И все же слово — это слово, не более. «Слова! Слова! Слова!» Сердце качало по жилам кровь, кровь была не из банка крови, неизвестно чья, кровь была от предков, от пращуров.

В пятнадцатом году, в самый разгар Первой мировой войны, в Варшаве, куда он прибыл санитаром-волонтером, посетил Мандельштам еврейское гетто. Гетто, рассказывает Ахматова, поразило его. Это были уже впечатления не прежнего Мандельштама, состоявшего еще в иудеях, это были впечатления нового Мандельштама — выкреста. Выкреста volens nolens. Но всякий акт, по принуждению ли, по своей ли воле, есть акт.

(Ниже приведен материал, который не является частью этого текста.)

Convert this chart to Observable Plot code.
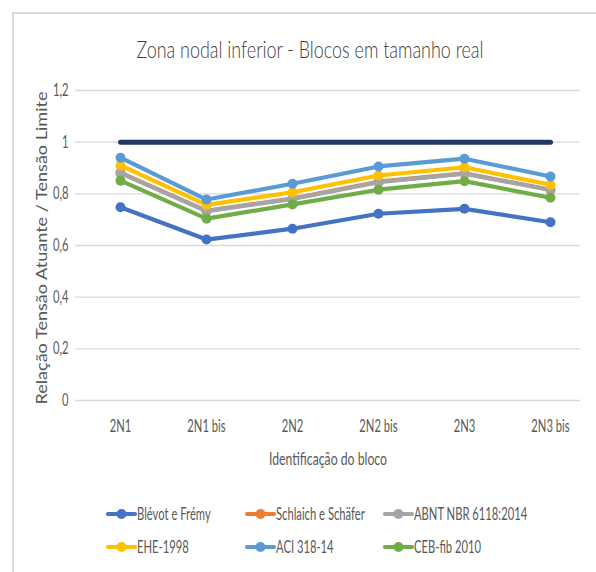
<!DOCTYPE html>
<html><head><meta charset="utf-8">
<script src="https://cdn.jsdelivr.net/npm/d3@7"></script>
<script src="https://cdn.jsdelivr.net/npm/@observablehq/plot@0.6"></script>
<style>
html,body{margin:0;padding:0;background:#fff;}
#wrap{position:relative;width:596px;height:572px;overflow:hidden;background:#fff;}
#wrap > svg{position:absolute;left:0;top:0;}
</style></head><body>
<div id="wrap"></div>
<script>
const categories = ["2N1", "2N1 bis", "2N2", "2N2 bis", "2N3", "2N3 bis"];
const seriesNames = ["Blévot e Frémy", "Schlaich e Schäfer", "ABNT NBR 6118:2014", "EHE-1998", "ACI 318-14", "CEB-fib 2010"];
const seriesColors = ["#4472C4", "#ED7D31", "#A5A5A5", "#FFC000", "#5B9BD5", "#70AD47"];
const blevot   = [0.748, 0.623, 0.665, 0.723, 0.742, 0.690];
const schlaich = [0.882, 0.734, 0.782, 0.847, 0.879, 0.816];
const abnt     = [0.880, 0.733, 0.780, 0.845, 0.878, 0.815];
const ehe      = [0.910, 0.757, 0.806, 0.871, 0.903, 0.835];
const aci      = [0.940, 0.778, 0.839, 0.906, 0.936, 0.867];
const ceb      = [0.851, 0.704, 0.759, 0.816, 0.849, 0.785];
const limite   = [1, 1, 1, 1, 1, 1];
const yTicks = [0, 0.2, 0.4, 0.6, 0.8, 1, 1.2];
const yTickLabels = ["0", "0,2", "0,4", "0,6", "0,8", "1", "1,2"];
const titleText = "Zona nodal inferior - Blocos em tamanho real";
const yTitle = "Relação Tensão Atuante / Tensão Limite";
const xTitle = "Identificação do bloco";

const FONT = 'Lato, "Open Sans", sans-serif';
const SQUEEZE = 0.66;

const allSeries = [blevot, schlaich, abnt, ehe, aci, ceb];
const rows = [];
allSeries.forEach((vals, i) => vals.forEach((v, j) => rows.push({serie: seriesNames[i], cat: categories[j], v})));
const limRows = limite.map((v, j) => ({cat: categories[j], v}));

const marks = [
  Plot.ruleY(yTicks, {stroke: "#d9d9d9", strokeWidth: 1.3}),
  Plot.axisY({ticks: yTicks, tickSize: 0, tickPadding: 7, label: null, tickFormat: d => yTickLabels[yTicks.indexOf(d)], fontSize: 17}),
  Plot.axisX({tickSize: 0, tickPadding: 19, label: null, fontSize: 17}),
  Plot.line(limRows, {x: "cat", y: "v", stroke: "#1F3864", strokeWidth: 5, strokeLinecap: "round"})
];
seriesNames.forEach((name, i) => {
  const data = rows.filter(r => r.serie === name);
  marks.push(Plot.line(data, {x: "cat", y: "v", stroke: seriesColors[i], strokeWidth: 4.2, strokeLinejoin: "round", strokeLinecap: "round"}));
  marks.push(Plot.dot(data, {x: "cat", y: "v", fill: seriesColors[i], r: 5, stroke: "none"}));
});

const chart = Plot.plot({
  width: 596, height: 572,
  marginLeft: 75, marginRight: 16, marginTop: 90, marginBottom: 172,
  style: {fontFamily: FONT, fontSize: "17px", color: "#595959", background: "transparent", overflow: "visible"},
  x: {type: "point", domain: categories, range: [120, 550], padding: 0},
  y: {domain: [0, 1.2]},
  marks
});
const wrap = document.getElementById("wrap");

// overlay: frame, titles, legend
const ns = "http://www.w3.org/2000/svg";
const ov = document.createElementNS(ns, "svg");
ov.setAttribute("width", 596); ov.setAttribute("height", 572);
const frame = document.createElementNS(ns, "path");
frame.setAttribute("d", "M13,600 V13 H600");
frame.setAttribute("fill", "none"); frame.setAttribute("stroke", "#d9d9d9"); frame.setAttribute("stroke-width", 2);
ov.appendChild(frame);
wrap.appendChild(ov);
wrap.appendChild(chart);
const ov2 = document.createElementNS(ns, "svg");
ov2.setAttribute("width", 596); ov2.setAttribute("height", 572);
ov2.style.fontFamily = FONT;
wrap.appendChild(ov2);

function addText(parent, txt, x, y, size, color, anchor, len, rotate, weight) {
  const t = document.createElementNS(ns, "text");
  t.textContent = txt;
  t.setAttribute("x", x); t.setAttribute("y", y);
  t.setAttribute("font-size", size); t.setAttribute("fill", color);
  t.setAttribute("text-anchor", anchor);
  if (weight) t.setAttribute("font-weight", weight);
  if (rotate) t.setAttribute("transform", `rotate(-90 ${x} ${y})`);
  parent.appendChild(t);
  if (len) { t.setAttribute("textLength", len); t.setAttribute("lengthAdjust", "spacingAndGlyphs"); }
  return t;
}
addText(ov2, titleText, 310, 58, 23, "#404040", "middle", 347, false, 300);
addText(ov2, yTitle, 47, 248, 16, "#595959", "middle", 313, true);
addText(ov2, xTitle, 328, 465, 18, "#595959", "middle", 118);

const legX = [106, 245, 383, 106, 245, 383];
const legY = [514, 514, 514, 547, 547, 547];
seriesNames.forEach((name, i) => {
  const g = document.createElementNS(ns, "g");
  const l = document.createElementNS(ns, "line");
  l.setAttribute("x1", legX[i] + 2); l.setAttribute("x2", legX[i] + 29);
  l.setAttribute("y1", legY[i]); l.setAttribute("y2", legY[i]);
  l.setAttribute("stroke", seriesColors[i]); l.setAttribute("stroke-width", 4.2); l.setAttribute("stroke-linecap", "round");
  g.appendChild(l);
  const c = document.createElementNS(ns, "circle");
  c.setAttribute("cx", legX[i] + 15.5); c.setAttribute("cy", legY[i]); c.setAttribute("r", 5);
  c.setAttribute("fill", seriesColors[i]);
  g.appendChild(c);
  ov2.appendChild(g);
  const t = addText(ov2, name, legX[i] + 31, legY[i] + 6, 17, "#595959", "start");
  const w = t.getComputedTextLength();
  t.setAttribute("textLength", w * SQUEEZE); t.setAttribute("lengthAdjust", "spacingAndGlyphs");
});

// narrow the tick labels the same way
chart.querySelectorAll("g[aria-label$='tick label'] text").forEach(t => {
  const w = t.getComputedTextLength();
  t.setAttribute("textLength", w * SQUEEZE); t.setAttribute("lengthAdjust", "spacingAndGlyphs");
});
</script>
</body></html>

Акт требует оправдания, освящения. И душа мечется в поисках этого оправдания. Кто же говорит себе: я трус, я малодушен, я преступник! Как жить с таким сознанием! Не лучше ли сказать себе: я скроен, я вылеплен по-другому, я создан для иных звуков, иных миров, и родство свое, с украденным его первородством, не ставлю ни в грош:

Я получил блаженное наследство —

Чужих певцов блуждающие сны;

Свое родство и скучное соседство

Мы презирать заведомо вольны.

Ежели поэт говорит, что «получил блаженное наследство — чужих певцов блуждающие сны», как не верить ему. Но вот вопрос: от кого получил? От своих-то родичей, которым он законный наследник, поэт отрекся. От кого же досталось ему «блаженное наследство»? Более того, он уверен, что достанется ему еще хоть и от чужих, в обход закона, но будет чужое как свое, еще ближе своего:

И не одно сокровище, быть может,

Минуя внуков, к правнукам уйдет,

И снова скальд чужую песню сложит

И как свою ее произнесет.

В самом начале века, через полтора десятка лет после смерти автора, увидело свет стихотворение — почти на ту же тему, о полученных в наследство чужих снах — полуеврея Надсона:

Я рос тебе чужим, отверженный народ,

И не тебе я пел в минуты вдохновенья.

Твоих преданий мир, твоей печали гнет

Мне чужд, как и твои мученья.

Но не для того, чтобы заявить свое отщепенство, свою отверженность, сочинил стихи Надсон, а, напротив, для того сочинил, чтобы выразить свою причастность, свою приверженность к гонимому народу:

Но в наши дни, когда под бременем скорбей

Ты гнешь чело свое и тщетно ждешь спасенья,

В те дни, когда одно название «еврей»

В устах толпы звучит, как символ отверженья,

Когда твои враги, как стая жадных псов,

На части рвут тебя, ругаясь над тобою, —

Дай скромно стать и мне в ряды твоих борцов,

Народ, обиженный судьбою!

У Осипа Мандельштама, хотя на годы его отрочества пришелся и знаменитый кишиневский погром, и не менее знаменитый погром девятьсот пятого года в Одессе, после которого на Втором еврейском кладбище появилась огромная, обнесенная с четырех сторон на сотни метров, братская могила, ни в одной строке — ни в стихах, ни в прозе — не обнаружилось желание стать в «ряды твоих борцов, народ, обиженный судьбою!» Более того, он руками и ногами отпихивался от этого народа, ибо от него, от народа этого, были все его беды, весь душевный дискомфорт с омерзительным чувством жидовства и соответственно человеческой неполноценности.